Records excerpted from a collection:
....................

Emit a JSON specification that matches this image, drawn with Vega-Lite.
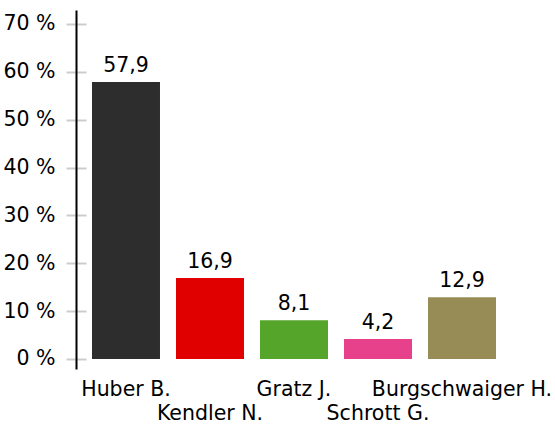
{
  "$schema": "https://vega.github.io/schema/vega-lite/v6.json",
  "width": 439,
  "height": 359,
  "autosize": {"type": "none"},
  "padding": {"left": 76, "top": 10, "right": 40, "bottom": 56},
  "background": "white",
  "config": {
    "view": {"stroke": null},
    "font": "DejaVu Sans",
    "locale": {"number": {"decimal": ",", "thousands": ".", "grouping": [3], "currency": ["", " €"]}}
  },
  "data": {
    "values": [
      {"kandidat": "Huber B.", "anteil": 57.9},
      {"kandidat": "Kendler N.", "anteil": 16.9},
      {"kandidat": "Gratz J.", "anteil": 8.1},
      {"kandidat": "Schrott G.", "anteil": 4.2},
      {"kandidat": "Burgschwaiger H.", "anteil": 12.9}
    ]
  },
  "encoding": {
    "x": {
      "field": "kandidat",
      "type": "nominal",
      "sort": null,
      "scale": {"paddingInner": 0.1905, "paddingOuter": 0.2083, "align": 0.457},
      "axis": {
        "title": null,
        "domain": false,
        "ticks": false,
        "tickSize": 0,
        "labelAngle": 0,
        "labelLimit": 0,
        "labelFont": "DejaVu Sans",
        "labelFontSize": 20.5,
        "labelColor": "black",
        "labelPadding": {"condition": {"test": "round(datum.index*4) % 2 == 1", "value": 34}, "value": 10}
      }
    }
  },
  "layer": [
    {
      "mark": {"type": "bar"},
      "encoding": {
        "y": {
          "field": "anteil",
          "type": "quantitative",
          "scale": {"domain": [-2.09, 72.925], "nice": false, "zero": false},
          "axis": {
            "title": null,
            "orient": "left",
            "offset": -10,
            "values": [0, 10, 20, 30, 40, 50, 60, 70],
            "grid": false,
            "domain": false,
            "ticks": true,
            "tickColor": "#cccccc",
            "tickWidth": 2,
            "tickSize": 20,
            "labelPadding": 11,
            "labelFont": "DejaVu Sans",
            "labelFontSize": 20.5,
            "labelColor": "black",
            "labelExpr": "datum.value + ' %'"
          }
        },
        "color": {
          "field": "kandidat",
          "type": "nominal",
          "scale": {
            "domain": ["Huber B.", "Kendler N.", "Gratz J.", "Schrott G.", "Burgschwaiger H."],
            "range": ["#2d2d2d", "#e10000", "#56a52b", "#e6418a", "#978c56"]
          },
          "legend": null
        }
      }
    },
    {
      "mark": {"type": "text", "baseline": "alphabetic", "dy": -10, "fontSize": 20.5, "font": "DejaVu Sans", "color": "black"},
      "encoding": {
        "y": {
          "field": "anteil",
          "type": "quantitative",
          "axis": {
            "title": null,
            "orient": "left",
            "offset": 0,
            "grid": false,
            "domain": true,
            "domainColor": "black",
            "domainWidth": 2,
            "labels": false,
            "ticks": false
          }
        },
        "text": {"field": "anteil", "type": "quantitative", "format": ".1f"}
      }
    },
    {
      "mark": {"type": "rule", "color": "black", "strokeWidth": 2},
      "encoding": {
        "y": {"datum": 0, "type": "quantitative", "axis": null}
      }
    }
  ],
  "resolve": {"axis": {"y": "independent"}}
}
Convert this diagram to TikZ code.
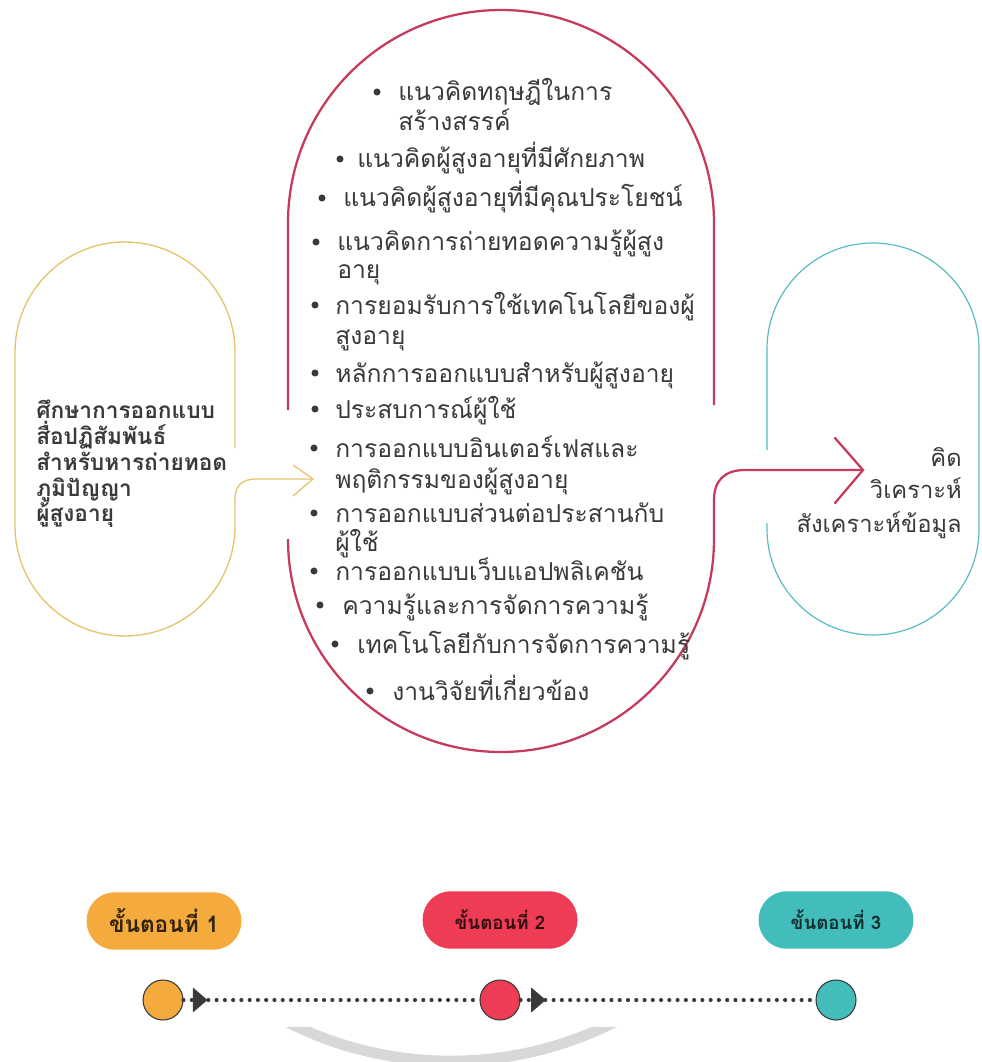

....................

# What is required:
Transcribe the records word for word and include no pictures.

# Response:
Emit a JSON specification that matches this image, drawn with Vega-Lite.
{
  "$schema": "https://vega.github.io/schema/vega-lite/v6.json",
  "width": 439,
  "height": 359,
  "autosize": {"type": "none"},
  "padding": {"left": 76, "top": 10, "right": 40, "bottom": 56},
  "background": "white",
  "config": {
    "view": {"stroke": null},
    "font": "DejaVu Sans",
    "locale": {"number": {"decimal": ",", "thousands": ".", "grouping": [3], "currency": ["", " €"]}}
  },
  "data": {
    "values": [
      {"kandidat": "Huber B.", "anteil": 57.9},
      {"kandidat": "Kendler N.", "anteil": 16.9},
      {"kandidat": "Gratz J.", "anteil": 8.1},
      {"kandidat": "Schrott G.", "anteil": 4.2},
      {"kandidat": "Burgschwaiger H.", "anteil": 12.9}
    ]
  },
  "encoding": {
    "x": {
      "field": "kandidat",
      "type": "nominal",
      "sort": null,
      "scale": {"paddingInner": 0.1905, "paddingOuter": 0.2083, "align": 0.457},
      "axis": {
        "title": null,
        "domain": false,
        "ticks": false,
        "tickSize": 0,
        "labelAngle": 0,
        "labelLimit": 0,
        "labelFont": "DejaVu Sans",
        "labelFontSize": 20.5,
        "labelColor": "black",
        "labelPadding": {"condition": {"test": "round(datum.index*4) % 2 == 1", "value": 34}, "value": 10}
      }
    }
  },
  "layer": [
    {
      "mark": {"type": "bar"},
      "encoding": {
        "y": {
          "field": "anteil",
          "type": "quantitative",
          "scale": {"domain": [-2.09, 72.925], "nice": false, "zero": false},
          "axis": {
            "title": null,
            "orient": "left",
            "offset": -10,
            "values": [0, 10, 20, 30, 40, 50, 60, 70],
            "grid": false,
            "domain": false,
            "ticks": true,
            "tickColor": "#cccccc",
            "tickWidth": 2,
            "tickSize": 20,
            "labelPadding": 11,
            "labelFont": "DejaVu Sans",
            "labelFontSize": 20.5,
            "labelColor": "black",
            "labelExpr": "datum.value + ' %'"
          }
        },
        "color": {
          "field": "kandidat",
          "type": "nominal",
          "scale": {
            "domain": ["Huber B.", "Kendler N.", "Gratz J.", "Schrott G.", "Burgschwaiger H."],
            "range": ["#2d2d2d", "#e10000", "#56a52b", "#e6418a", "#978c56"]
          },
          "legend": null
        }
      }
    },
    {
      "mark": {"type": "text", "baseline": "alphabetic", "dy": -10, "fontSize": 20.5, "font": "DejaVu Sans", "color": "black"},
      "encoding": {
        "y": {
          "field": "anteil",
          "type": "quantitative",
          "axis": {
            "title": null,
            "orient": "left",
            "offset": 0,
            "grid": false,
            "domain": true,
            "domainColor": "black",
            "domainWidth": 2,
            "labels": false,
            "ticks": false
          }
        },
        "text": {"field": "anteil", "type": "quantitative", "format": ".1f"}
      }
    },
    {
      "mark": {"type": "rule", "color": "black", "strokeWidth": 2},
      "encoding": {
        "y": {"datum": 0, "type": "quantitative", "axis": null}
      }
    }
  ],
  "resolve": {"axis": {"y": "independent"}}
}
Convert this diagram to TikZ code.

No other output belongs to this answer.